It is a truth universally acknowledged that a mayor in possession of a problem must be in want of a policy. But not all policies are created equal, and almost none are as silly or as counter-productive as the one that London mayor Boris Johnson announced on Wednesday: Children will be barred from watching shooting events at the 2012 London Olympics.
The restriction is designed to help stem London’s rising gun-crime rate, and to prevent the “glorification” of firearms. But it is predicated upon a farcical misconception, best characterized by the secretary of the British Shooting Sports Council, David Penn. “There is no link between Olympic-level shooting and crime,” he argued. “It is like saying that a thief would use a Formula One car as a getaway car.”
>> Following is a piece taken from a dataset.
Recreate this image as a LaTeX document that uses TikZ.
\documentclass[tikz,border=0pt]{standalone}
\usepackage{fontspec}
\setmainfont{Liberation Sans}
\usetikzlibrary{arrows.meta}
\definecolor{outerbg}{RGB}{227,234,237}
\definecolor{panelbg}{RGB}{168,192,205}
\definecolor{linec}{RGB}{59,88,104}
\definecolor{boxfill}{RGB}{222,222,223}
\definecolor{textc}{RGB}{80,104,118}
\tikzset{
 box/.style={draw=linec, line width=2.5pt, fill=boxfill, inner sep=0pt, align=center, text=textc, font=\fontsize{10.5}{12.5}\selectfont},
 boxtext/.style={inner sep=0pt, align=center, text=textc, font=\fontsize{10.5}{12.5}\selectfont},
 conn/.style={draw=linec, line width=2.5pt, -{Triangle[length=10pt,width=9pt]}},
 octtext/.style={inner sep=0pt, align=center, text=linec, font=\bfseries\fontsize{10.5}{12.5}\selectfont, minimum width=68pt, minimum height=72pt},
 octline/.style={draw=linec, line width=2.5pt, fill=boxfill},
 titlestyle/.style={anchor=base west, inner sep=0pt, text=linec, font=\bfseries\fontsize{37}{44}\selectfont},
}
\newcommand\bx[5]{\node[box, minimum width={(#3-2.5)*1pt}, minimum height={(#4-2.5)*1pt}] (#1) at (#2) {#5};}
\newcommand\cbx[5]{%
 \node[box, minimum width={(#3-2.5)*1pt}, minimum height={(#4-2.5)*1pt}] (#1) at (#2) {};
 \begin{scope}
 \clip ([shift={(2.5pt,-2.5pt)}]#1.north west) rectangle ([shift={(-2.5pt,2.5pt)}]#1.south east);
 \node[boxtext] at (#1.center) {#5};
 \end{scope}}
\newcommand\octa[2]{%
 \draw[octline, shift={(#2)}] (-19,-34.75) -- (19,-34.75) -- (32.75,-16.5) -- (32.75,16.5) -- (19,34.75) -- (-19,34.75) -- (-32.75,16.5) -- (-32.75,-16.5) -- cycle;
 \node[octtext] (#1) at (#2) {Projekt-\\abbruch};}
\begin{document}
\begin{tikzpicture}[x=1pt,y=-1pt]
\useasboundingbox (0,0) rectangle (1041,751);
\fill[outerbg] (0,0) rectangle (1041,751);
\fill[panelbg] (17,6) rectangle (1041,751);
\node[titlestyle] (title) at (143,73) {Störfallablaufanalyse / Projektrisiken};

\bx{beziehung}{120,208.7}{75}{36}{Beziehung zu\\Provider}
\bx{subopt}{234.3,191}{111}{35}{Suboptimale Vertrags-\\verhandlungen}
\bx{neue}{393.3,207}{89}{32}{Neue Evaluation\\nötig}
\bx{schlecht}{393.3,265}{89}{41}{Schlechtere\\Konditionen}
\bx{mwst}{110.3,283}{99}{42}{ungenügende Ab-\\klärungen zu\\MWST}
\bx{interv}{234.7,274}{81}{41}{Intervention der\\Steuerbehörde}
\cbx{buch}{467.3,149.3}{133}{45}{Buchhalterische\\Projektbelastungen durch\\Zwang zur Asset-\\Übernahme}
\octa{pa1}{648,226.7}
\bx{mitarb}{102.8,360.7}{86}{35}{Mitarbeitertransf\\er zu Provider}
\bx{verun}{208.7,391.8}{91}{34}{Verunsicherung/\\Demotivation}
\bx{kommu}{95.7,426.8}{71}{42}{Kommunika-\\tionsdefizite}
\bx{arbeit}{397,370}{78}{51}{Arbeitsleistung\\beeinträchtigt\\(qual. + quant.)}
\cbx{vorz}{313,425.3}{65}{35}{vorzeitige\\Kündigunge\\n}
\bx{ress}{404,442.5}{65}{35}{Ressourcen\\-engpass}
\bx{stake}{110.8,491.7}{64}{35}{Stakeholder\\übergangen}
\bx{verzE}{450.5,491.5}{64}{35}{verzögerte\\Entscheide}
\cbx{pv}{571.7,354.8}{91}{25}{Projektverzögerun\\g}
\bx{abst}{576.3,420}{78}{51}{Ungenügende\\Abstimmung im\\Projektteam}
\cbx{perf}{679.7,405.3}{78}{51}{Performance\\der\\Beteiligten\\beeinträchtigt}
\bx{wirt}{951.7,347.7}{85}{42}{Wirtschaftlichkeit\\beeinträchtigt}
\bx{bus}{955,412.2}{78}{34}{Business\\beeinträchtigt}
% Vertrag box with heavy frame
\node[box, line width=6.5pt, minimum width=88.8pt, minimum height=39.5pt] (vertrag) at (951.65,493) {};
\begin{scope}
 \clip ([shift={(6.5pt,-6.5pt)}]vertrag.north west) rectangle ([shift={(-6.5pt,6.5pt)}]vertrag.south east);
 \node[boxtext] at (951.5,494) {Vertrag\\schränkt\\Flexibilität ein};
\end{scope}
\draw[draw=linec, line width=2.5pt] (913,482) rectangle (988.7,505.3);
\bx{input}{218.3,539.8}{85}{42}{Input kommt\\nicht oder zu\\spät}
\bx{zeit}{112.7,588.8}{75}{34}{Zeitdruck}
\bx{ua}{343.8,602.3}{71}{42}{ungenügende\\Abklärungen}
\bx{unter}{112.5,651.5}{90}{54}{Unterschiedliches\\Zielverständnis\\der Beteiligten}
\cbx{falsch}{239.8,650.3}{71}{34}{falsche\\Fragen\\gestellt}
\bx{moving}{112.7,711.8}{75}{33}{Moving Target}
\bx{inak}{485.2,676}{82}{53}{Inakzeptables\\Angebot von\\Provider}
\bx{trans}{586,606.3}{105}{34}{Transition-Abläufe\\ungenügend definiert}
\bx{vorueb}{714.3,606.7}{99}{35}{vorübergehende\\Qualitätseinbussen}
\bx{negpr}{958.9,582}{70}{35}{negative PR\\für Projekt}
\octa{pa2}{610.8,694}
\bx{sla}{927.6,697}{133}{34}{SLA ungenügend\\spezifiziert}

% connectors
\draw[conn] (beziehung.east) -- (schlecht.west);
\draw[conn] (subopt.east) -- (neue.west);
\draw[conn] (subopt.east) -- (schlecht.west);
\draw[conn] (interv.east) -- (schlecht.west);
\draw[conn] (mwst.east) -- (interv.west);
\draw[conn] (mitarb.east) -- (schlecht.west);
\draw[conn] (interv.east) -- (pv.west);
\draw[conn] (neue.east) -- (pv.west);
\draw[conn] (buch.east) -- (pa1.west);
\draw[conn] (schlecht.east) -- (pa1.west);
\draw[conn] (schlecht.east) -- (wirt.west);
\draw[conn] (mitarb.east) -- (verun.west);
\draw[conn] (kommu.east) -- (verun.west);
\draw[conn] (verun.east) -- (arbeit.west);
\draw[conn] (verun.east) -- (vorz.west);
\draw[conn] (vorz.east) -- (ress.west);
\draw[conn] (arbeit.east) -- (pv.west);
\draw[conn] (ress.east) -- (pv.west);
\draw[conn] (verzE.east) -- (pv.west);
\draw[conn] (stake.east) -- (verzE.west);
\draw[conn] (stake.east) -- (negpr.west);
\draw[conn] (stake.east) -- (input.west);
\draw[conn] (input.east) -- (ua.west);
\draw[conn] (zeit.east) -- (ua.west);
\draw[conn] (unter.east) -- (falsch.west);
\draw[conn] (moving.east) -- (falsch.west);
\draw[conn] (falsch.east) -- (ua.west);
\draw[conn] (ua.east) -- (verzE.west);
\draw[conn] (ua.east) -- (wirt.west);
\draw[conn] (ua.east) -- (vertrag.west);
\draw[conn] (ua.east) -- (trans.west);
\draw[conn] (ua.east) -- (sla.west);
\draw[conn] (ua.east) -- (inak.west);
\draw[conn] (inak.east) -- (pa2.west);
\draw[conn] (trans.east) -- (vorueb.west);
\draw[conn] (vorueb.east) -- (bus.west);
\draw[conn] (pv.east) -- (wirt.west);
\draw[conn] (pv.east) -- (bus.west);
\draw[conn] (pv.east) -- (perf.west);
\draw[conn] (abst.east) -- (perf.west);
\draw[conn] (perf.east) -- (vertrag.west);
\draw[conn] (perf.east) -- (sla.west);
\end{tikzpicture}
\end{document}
It is absurd and unsurprising in equal measure. Successive British governments have been nothing if not consistent in their asinine attitude toward firearms, and, since the Dumblane school massacre in 1997, official policy appears to have been to irritate the majority of the citizenry as much as is humanly possible, while leaving the source of gun crime — criminals who don’t follow the rules anyway — untouched. And so the British now have a country in which the national shooting team has to travel to France to practice its sport, pentathletes training for the Olympic games have had to waste time facing down a comical plan to replace their air rifles with laser guns, and farmers are subjected to training courses and expensive compliance procedures in order to avoid confiscation of the shotguns on which their livelihoods rely. Meanwhile, the instances of gun violence on Britain’s streets have doubled in number in the last ten years, and rioters have recently proven that they can roam wild, striking blows against civilization with impunity.